> [TO BE DONE] Transcribe only the part of the material below that begins at the line containing "Output the LaTeX" and ends at the line containing "minimum width=58pt, minimum", with both kept and images left out.
— start of SOURCE RECORDS —
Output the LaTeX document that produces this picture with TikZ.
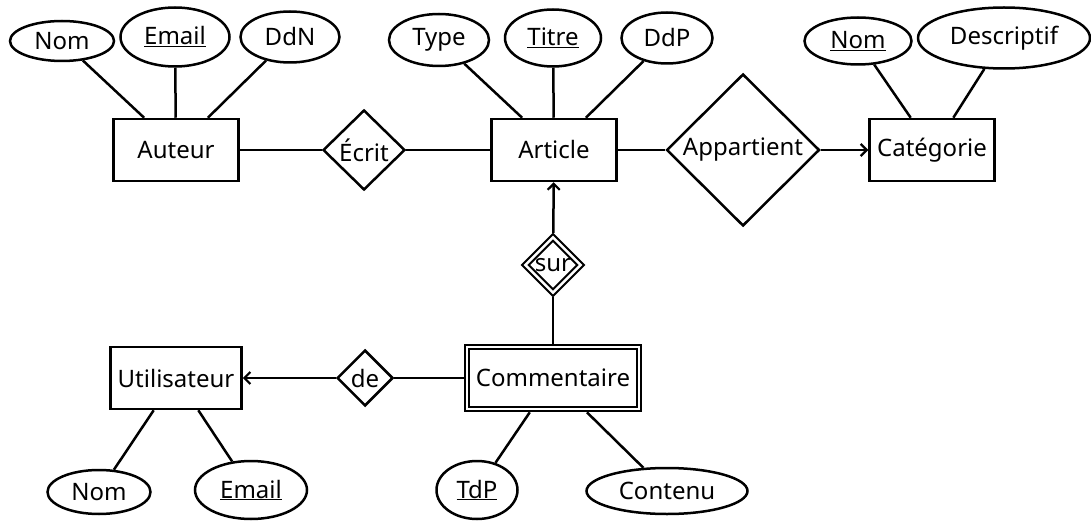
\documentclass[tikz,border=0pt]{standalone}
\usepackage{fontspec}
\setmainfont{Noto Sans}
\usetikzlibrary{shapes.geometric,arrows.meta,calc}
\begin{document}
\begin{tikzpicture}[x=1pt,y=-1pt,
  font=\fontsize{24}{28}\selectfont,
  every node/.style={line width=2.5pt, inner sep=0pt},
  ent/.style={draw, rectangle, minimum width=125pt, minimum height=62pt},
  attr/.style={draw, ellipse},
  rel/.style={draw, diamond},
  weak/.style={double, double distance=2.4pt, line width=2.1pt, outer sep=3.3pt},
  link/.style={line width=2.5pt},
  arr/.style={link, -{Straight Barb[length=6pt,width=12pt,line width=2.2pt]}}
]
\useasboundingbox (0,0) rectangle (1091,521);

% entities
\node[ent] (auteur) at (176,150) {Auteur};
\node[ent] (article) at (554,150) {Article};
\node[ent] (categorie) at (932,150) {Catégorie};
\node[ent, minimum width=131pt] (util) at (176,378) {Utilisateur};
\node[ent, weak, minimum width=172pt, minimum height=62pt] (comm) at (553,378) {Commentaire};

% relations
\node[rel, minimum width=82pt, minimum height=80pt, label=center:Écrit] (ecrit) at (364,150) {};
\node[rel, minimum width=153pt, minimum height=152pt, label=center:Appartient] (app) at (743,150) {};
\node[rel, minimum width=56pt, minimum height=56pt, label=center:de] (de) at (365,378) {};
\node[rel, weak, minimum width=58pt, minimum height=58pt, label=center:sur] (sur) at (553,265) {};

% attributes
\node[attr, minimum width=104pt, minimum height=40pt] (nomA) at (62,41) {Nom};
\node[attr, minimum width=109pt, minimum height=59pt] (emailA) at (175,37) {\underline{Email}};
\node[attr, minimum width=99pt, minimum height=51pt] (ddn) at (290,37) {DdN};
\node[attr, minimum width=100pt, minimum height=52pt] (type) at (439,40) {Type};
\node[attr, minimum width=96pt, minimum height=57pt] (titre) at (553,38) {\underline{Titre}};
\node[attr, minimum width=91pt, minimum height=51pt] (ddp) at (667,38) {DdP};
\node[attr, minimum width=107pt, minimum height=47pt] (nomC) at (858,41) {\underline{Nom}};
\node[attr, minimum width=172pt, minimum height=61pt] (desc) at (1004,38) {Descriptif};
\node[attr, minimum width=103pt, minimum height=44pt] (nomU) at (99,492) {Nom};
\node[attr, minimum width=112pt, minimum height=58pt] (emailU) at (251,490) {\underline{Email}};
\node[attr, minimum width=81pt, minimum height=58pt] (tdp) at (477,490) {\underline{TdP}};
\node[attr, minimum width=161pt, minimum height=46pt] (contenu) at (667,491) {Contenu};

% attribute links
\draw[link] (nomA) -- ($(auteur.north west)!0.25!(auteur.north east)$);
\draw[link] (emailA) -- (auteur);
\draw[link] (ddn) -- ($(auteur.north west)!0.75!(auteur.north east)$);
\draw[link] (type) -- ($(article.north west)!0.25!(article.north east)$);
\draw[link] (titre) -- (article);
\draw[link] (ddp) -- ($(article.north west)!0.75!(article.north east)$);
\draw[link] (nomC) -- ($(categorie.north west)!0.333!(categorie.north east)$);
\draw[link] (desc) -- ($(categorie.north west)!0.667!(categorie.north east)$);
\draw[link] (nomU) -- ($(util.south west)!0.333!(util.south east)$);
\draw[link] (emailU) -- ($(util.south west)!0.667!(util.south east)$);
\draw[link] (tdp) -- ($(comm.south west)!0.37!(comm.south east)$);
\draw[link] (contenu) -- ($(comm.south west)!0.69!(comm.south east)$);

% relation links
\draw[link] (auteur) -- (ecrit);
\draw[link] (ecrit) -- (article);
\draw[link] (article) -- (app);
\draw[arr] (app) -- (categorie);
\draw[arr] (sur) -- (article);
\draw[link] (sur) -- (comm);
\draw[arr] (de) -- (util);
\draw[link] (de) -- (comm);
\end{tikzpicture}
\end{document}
— end of SOURCE RECORDS —
— start of SOURCE RECORDS —
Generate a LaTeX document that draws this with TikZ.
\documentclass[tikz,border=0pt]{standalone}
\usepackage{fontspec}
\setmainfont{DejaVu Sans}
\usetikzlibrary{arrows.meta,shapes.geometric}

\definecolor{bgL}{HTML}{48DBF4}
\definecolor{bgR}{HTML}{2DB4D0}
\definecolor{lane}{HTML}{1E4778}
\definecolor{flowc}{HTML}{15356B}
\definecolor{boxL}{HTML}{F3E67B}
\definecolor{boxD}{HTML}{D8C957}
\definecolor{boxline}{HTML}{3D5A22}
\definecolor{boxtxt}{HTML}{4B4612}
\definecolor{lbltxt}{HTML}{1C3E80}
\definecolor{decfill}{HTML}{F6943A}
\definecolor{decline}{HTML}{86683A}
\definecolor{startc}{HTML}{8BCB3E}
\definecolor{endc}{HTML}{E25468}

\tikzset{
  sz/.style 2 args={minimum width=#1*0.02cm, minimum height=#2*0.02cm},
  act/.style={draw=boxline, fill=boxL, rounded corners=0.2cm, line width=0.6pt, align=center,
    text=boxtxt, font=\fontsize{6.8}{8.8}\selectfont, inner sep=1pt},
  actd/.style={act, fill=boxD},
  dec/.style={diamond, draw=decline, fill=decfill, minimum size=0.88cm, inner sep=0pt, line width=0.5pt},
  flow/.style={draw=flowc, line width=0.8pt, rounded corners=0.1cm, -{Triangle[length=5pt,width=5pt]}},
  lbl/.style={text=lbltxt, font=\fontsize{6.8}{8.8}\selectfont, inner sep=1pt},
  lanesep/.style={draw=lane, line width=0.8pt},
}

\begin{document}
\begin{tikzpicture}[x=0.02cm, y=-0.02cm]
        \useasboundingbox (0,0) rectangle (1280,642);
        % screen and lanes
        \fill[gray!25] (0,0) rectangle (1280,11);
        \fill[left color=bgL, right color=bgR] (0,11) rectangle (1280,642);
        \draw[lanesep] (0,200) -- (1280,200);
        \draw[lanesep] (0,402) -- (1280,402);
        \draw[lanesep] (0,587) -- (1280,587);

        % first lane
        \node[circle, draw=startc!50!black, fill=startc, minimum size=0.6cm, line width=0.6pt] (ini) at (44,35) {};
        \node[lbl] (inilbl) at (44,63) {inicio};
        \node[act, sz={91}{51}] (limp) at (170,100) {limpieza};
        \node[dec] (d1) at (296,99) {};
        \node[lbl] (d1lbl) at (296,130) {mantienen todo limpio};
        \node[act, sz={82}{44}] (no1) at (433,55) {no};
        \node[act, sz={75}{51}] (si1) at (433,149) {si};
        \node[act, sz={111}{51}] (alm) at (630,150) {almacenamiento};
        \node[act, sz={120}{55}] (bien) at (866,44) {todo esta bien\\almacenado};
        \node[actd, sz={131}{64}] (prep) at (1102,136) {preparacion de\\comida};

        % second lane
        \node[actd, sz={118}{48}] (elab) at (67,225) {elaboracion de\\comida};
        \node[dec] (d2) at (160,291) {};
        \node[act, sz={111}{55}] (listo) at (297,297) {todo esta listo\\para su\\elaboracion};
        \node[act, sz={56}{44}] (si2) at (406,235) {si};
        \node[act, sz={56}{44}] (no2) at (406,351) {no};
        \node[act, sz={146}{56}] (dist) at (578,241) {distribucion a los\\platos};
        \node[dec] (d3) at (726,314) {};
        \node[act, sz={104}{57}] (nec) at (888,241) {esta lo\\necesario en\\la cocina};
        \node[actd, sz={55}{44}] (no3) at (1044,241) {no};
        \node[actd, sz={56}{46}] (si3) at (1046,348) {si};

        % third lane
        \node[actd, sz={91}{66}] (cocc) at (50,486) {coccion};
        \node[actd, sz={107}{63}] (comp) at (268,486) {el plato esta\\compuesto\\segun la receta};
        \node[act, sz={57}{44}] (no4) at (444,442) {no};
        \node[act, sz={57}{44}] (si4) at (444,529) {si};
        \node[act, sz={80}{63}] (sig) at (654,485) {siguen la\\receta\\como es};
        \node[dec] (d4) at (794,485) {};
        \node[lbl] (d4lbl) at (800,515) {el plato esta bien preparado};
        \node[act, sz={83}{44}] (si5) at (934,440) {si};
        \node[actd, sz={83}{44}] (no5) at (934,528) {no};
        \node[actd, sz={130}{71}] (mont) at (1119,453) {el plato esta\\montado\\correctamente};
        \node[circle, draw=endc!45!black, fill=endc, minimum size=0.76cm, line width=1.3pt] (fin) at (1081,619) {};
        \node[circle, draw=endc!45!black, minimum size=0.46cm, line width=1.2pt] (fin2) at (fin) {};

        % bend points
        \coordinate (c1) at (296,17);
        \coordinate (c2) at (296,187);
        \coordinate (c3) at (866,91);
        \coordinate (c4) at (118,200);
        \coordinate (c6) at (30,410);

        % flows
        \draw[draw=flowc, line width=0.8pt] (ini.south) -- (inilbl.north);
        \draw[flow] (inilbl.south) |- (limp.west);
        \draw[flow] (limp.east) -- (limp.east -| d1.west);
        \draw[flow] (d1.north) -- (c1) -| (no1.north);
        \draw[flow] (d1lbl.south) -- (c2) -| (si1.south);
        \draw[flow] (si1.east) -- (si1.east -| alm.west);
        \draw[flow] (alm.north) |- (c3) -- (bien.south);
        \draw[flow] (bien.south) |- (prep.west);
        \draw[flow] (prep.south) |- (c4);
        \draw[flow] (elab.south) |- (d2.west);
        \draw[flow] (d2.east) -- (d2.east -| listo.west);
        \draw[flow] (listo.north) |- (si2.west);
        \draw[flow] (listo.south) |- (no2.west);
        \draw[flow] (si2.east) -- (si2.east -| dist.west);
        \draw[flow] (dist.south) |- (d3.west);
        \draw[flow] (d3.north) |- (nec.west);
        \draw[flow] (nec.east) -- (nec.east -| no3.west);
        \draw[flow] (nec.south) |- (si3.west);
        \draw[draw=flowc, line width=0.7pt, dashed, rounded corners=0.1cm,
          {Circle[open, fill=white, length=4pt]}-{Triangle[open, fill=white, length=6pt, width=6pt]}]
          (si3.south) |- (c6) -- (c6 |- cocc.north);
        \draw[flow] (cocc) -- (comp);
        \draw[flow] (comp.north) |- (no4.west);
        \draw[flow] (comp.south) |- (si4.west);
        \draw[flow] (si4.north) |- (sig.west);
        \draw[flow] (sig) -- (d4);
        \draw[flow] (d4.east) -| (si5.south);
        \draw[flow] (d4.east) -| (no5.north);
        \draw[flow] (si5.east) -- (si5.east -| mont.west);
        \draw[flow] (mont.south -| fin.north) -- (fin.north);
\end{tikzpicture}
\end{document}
— end of SOURCE RECORDS —
— start of SOURCE RECORDS —
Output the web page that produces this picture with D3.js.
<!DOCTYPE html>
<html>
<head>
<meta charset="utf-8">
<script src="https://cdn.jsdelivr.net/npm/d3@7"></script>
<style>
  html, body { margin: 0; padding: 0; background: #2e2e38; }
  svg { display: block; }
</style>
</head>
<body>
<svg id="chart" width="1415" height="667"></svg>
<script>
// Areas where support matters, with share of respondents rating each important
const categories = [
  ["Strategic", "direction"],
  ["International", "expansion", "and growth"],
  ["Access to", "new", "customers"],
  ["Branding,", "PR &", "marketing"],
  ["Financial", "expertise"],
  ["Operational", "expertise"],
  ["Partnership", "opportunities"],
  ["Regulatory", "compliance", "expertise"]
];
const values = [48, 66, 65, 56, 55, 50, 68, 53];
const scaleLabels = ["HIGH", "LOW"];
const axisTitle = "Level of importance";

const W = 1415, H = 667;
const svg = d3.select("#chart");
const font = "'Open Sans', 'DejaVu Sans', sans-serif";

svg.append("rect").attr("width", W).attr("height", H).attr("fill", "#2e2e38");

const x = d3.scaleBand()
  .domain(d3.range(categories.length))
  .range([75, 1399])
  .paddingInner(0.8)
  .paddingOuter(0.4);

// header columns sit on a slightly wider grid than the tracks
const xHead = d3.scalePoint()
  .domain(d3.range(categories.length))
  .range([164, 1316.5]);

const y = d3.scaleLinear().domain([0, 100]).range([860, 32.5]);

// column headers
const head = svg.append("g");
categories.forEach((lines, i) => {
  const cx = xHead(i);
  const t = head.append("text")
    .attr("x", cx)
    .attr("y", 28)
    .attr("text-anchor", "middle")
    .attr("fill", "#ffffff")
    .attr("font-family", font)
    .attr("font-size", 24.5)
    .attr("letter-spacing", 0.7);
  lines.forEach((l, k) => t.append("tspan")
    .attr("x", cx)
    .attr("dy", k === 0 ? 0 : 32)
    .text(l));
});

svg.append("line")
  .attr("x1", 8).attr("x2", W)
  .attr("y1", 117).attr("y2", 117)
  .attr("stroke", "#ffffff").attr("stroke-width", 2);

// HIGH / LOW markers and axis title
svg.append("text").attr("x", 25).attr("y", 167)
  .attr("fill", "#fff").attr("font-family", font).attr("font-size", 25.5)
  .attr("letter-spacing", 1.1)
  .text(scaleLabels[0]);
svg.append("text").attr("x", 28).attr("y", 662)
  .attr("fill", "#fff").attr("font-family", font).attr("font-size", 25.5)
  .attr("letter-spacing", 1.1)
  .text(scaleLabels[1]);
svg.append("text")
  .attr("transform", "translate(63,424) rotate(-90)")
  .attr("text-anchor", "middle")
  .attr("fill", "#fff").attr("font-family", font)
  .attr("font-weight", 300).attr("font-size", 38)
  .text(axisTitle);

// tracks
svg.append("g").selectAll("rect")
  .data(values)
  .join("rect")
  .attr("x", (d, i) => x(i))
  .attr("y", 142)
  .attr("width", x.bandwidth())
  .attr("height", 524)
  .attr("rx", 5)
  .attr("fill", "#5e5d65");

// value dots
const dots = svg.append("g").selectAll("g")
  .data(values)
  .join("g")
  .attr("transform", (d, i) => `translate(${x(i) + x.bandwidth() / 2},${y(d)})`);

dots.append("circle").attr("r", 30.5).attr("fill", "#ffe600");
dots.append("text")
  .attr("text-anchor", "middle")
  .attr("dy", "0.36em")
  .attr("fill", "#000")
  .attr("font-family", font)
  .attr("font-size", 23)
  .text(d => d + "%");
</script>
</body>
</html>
— end of SOURCE RECORDS —
> [TASK RESULT]
Output the LaTeX document that produces this picture with TikZ.
\documentclass[tikz,border=0pt]{standalone}
\usepackage{fontspec}
\setmainfont{Noto Sans}
\usetikzlibrary{shapes.geometric,arrows.meta,calc}
\begin{document}
\begin{tikzpicture}[x=1pt,y=-1pt,
  font=\fontsize{24}{28}\selectfont,
  every node/.style={line width=2.5pt, inner sep=0pt},
  ent/.style={draw, rectangle, minimum width=125pt, minimum height=62pt},
  attr/.style={draw, ellipse},
  rel/.style={draw, diamond},
  weak/.style={double, double distance=2.4pt, line width=2.1pt, outer sep=3.3pt},
  link/.style={line width=2.5pt},
  arr/.style={link, -{Straight Barb[length=6pt,width=12pt,line width=2.2pt]}}
]
\useasboundingbox (0,0) rectangle (1091,521);

% entities
\node[ent] (auteur) at (176,150) {Auteur};
\node[ent] (article) at (554,150) {Article};
\node[ent] (categorie) at (932,150) {Catégorie};
\node[ent, minimum width=131pt] (util) at (176,378) {Utilisateur};
\node[ent, weak, minimum width=172pt, minimum height=62pt] (comm) at (553,378) {Commentaire};

% relations
\node[rel, minimum width=82pt, minimum height=80pt, label=center:Écrit] (ecrit) at (364,150) {};
\node[rel, minimum width=153pt, minimum height=152pt, label=center:Appartient] (app) at (743,150) {};
\node[rel, minimum width=56pt, minimum height=56pt, label=center:de] (de) at (365,378) {};
\node[rel, weak, minimum width=58pt, minimum height=58pt, label=center:sur] (sur) at (553,265) {};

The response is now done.